Washington Editor

Although venture capital investing in the biotechnology arena slowed in the third quarter of 2007, with fewer deals completed and dollars invested than in the two previous quarters, the space continues to have strong interest for VC firms, said Mark Heesen, president of the National Venture Capital Association.

Biotechnology had $1.1 billion going into 99 deals in the third quarter, Heesen told BioWorld Today. VCs invested $1.2 billion in biotech in 124 deals in the second quarter, and in the first quarter, "the strongest quarter ever recorded for the amount of money" for biotech, VCs invested $1.5 billion in 106 deals, he added.

"What we've seen thus far this year is a continuation of what happened in 2006, and that is a marked increased interest in the life science category in general," Heesen said.

Currently, said James N. Topper, general partner for veteran venture capital firm Frazier Healthcare Ventures, there is a very robust environment for funding in biotech companies. "They've got innovative programs and are doing interesting therapeutic development," he said. "We think the sector is very strong. It's a sector that's had consistent returns over the last 20 years."

Topper said that Frazier plans to invest roughly half of its sixth fund, $600 million in committed capital, in biotechnology firms.

The firm announced Monday that the fund, FH VI, reached its hard cap of limited partner commitments in a first and final close, bringing total capital under management to about $1.8 billion.

About 25 to 35 percent of the money will go to growth-equity health care companies, and the remainder of the fund will be targeted for medical device firms, he said.

"One of the nice things about having those three areas is having the flexibility," Topper said. "If one or more of those areas become very attractive or, alternatively, very challenging, we can push those allocations up or down a bit."

He noted that his firm invests across all stages of product development, from preclinical to late stage, and focuses on companies that are developing novel therapeutics that target unmet medical needs.

In addition, Topper said, Seattle-based Frazier is a national investor, which considers firms throughout the U.S. Although, he acknowledged that about half of Frazier's investments have been in West Coast firms.

"But we have no geographic bias.

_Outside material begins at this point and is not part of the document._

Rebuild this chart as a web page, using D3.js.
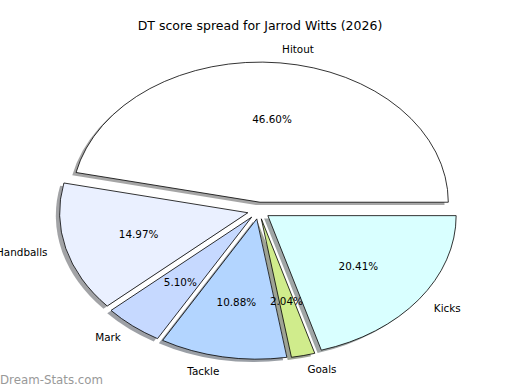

We will invest anywhere," he said.

One of Frazier's recent investment successes, Topper noted, involved antibiotic developer Alameda, Calif.-based Cerexa Inc., which was acquired in December 2006 by New York-based Forest Laboratories Inc. in a cash-for-stock deal worth about $600 million.

Investments in Cranbury, N.J.-based Amicus Therapeutics Inc., San Diego-based Cadence Pharmaceuticals Inc. and Seattle-based Trubion Pharmaceuticals Inc., which recently all completed initial public offerings, also panned out in a big way for Frazier and its investors, he said.

Topper noted that fewer and fewer VCs are investing in early stage product development firms.

However, he said, his firm is "still very amenable to early stage investing."

"We need early innovation to continue to keep the sector healthy," Topper contended.

Heesen noted that one issue that could crimp the interest by VC firms in biologic, pharmaceutical and medical device makers, whether they are early stage or late-stage firms, is the direction the Centers for Medicare & Medicaid Services will take in covering products for beneficiaries and the current discussion of health care reform triggered by the upcoming presidential election.

"We saw back in the early '90s when there was talk of health care reform when President Clinton first came in there certainly was a downturn in venture investing in that space," Heesen said. "So there is history there to show that venture capitalists may be looking elsewhere if it looks like, at the end of the day and after many, many years of investing and hours putting into growing these companies, that you can't get a proper price for your drug or device."

It's very clear, Topper said, that the U.S. spends too much money on health care.

"As health care investors, we support reform in health care because it's the right thing for the industry and it's the right thing for the country," he said.

But, Topper said, he thinks it is unlikely that there will be any sort of near-term major negative impact on the biotech and other life science industries because of the health care reform debate or outcome of the presidential election.

Venture capitalists, Heesen said, also must keep in mind that the outcome of the presidential election will have an impact on the FDA.

"Venture capital is just going to have to be aware that the FDA premarket approval process very likely could be a bit more complicated over the next year and a half as Bush appointees leave and whoever the president is starts bringing people," he said.

Despite the potential drawbacks of health care reform and changes at the FDA or CMS, Heesen said, there are many intriguing ideas brewing involving the life sciences industries, such as personalized medicine, that will continue to spark the interest of VCs.

"We are seeing some very interesting ideas coming out of the labs," he said.